On Sunday September 8, Algeria’s President Abdelmadjid Tebboune overwhelmingly won re-election, securing 95% of the vote in an election where only 48% of registered voters participated. His opponents, Abdelaali Hassani Cherif and Youcef Aouchiche, garnered 3% and 2%, respectively.
Hassani Cherif’s campaign alleged widespread irregularities, including vote inflation and group voting. Tebboune’s re-election, backed by Algeria’s military, indicates a continuation of his social spending policies, buoyed by rising energy revenues. However, the low turnout underscores persistent distrust in the political system and challenges Tebboune’s legitimacy.

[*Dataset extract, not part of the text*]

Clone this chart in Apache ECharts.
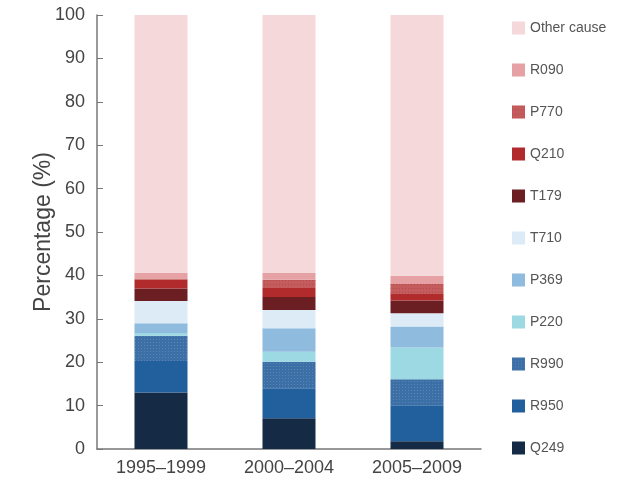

Regional sources report on the election:
The New Arab shared that the re-election of Tebboune was “certain,” and his main goal after winning the election in 2019 was to boost voter participation in 2024, following a “record abstention rate of over 60 percent in 2019.” The source added that Tebboune became president after “widely boycotted elections and mass pro-democracy protests,” that “died out under his tenure as policing ramped up and hundreds were put in jail.”

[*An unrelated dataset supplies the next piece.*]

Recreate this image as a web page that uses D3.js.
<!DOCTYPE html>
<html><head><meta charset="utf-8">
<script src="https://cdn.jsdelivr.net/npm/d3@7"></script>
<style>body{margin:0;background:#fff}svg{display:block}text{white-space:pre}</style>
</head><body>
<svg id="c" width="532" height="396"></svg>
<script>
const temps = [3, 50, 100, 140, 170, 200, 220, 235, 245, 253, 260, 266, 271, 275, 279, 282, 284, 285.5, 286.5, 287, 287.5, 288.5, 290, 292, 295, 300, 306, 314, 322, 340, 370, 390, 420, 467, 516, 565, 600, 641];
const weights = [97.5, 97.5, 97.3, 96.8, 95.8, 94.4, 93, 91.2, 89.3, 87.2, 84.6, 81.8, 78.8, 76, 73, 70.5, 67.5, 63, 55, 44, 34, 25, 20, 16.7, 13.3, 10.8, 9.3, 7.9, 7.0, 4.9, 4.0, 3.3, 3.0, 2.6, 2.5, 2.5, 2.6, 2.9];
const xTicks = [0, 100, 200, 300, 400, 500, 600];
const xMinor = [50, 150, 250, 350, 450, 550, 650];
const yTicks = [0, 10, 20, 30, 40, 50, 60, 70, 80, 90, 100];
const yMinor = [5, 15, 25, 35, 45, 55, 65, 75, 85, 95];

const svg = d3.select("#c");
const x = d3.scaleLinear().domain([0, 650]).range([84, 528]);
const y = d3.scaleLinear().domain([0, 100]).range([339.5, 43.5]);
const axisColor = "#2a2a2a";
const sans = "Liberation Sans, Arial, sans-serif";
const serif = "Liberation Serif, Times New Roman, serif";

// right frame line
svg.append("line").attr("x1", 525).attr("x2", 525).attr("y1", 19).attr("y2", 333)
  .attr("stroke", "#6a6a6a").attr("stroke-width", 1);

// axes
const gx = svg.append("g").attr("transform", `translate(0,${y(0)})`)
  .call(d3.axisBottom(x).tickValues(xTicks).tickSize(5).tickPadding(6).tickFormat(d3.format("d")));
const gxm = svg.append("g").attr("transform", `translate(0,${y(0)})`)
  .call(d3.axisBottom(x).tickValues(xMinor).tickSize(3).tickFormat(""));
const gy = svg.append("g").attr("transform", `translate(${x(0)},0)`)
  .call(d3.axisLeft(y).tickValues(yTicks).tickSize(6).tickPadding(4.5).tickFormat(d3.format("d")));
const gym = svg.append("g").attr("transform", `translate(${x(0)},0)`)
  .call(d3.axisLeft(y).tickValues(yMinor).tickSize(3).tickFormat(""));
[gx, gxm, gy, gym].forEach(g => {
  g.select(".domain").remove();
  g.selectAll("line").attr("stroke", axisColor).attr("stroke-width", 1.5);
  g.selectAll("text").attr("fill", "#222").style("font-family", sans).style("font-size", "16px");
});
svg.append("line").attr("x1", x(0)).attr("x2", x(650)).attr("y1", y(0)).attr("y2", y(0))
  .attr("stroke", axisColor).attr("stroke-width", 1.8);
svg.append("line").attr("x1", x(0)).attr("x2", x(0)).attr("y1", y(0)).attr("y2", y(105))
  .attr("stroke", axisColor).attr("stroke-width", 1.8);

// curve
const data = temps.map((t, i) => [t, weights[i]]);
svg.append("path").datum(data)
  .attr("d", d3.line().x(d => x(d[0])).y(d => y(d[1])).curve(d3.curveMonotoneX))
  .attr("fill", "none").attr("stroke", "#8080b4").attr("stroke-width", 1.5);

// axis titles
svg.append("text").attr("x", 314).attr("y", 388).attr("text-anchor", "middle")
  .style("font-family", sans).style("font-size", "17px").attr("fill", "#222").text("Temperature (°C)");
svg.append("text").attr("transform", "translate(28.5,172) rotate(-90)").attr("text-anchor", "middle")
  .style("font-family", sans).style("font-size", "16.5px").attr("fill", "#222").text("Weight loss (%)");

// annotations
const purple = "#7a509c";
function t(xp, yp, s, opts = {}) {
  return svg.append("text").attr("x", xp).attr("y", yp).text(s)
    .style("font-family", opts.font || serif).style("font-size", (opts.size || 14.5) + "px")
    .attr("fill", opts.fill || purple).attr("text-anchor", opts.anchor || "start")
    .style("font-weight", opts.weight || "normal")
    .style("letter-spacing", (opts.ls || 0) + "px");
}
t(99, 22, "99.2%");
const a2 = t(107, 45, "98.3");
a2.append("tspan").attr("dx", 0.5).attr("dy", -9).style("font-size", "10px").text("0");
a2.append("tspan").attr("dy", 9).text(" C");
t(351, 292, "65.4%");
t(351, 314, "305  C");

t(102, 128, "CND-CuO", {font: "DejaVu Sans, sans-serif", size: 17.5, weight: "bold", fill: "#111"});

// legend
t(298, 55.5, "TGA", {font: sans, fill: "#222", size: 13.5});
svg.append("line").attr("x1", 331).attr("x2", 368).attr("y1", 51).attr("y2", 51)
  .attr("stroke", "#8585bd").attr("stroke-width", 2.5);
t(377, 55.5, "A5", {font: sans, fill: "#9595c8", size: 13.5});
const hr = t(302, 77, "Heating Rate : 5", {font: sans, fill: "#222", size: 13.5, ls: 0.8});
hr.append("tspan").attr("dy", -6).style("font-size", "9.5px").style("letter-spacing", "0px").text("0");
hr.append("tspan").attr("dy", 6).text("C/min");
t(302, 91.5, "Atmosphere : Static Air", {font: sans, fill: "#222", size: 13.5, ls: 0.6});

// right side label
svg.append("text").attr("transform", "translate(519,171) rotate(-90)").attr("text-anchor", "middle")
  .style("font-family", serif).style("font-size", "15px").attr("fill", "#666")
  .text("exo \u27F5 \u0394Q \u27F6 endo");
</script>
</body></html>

The three candidates focused their campaigns on “promises to improve living standards and reduce dependence on hydrocarbons,” reported Ahram Online.
Al Jazeera noted that Tebboune’s first term included many “economic successes” such as “more jobs and higher wages in Africa’s largest exporter of natural gas.” The other candidates ran on strengthening rights: Hassani pushed to expand “freedoms that have been reduced to nothing in recent years,” and Aouchiche pledged, if elected, to “release prisoners of conscience through an amnesty and to review unjust laws.”
Algeria’s National Independent Electoral Authority (ANIE) announced that Tebboune won 94.65 percent of votes cast, with Hassani receiving 3.17 percent and Aouchiche 2.16, shared Al Arabiya. Hassani criticized the results as fraudulent, and “filed an appeal to the Constitutional Court Tuesday, contesting the provisional result of the vote.” Hassani claims that the numbers announced for voter turnout were “false figures,” and demanded that the authorities put an end to the “masquerade.”
Asharq Al-Awsat explained the appeal process: “Algerian law provides the court 10 days from the announcement of provisional election results to rule on the appeals.” A verdict might require ANIE to “recalculate each candidate’s totals without calling into question Tebboune’s victory.” The source quoted Hassani, who argued, “we want our votes — the votes of the people who voted for us — to be returned to us. I know it won’t change the outcome of the vote, but it will go down in history.”
According to the Algeria Press Service, many heads of state have already begun sending their congratulations to President Tebboune following his reelection, including King Salman bin Abdulaziz Al Saud of Saudi Arabia, Emir Sheikh Tamim bin Hamad Al Thani of Qatar, and French President Emmanuel Macron. These leaders have been “expressing their willingness to continue the ongoing collaboration and to strengthen the ties of friendship between their countries and Algeria.”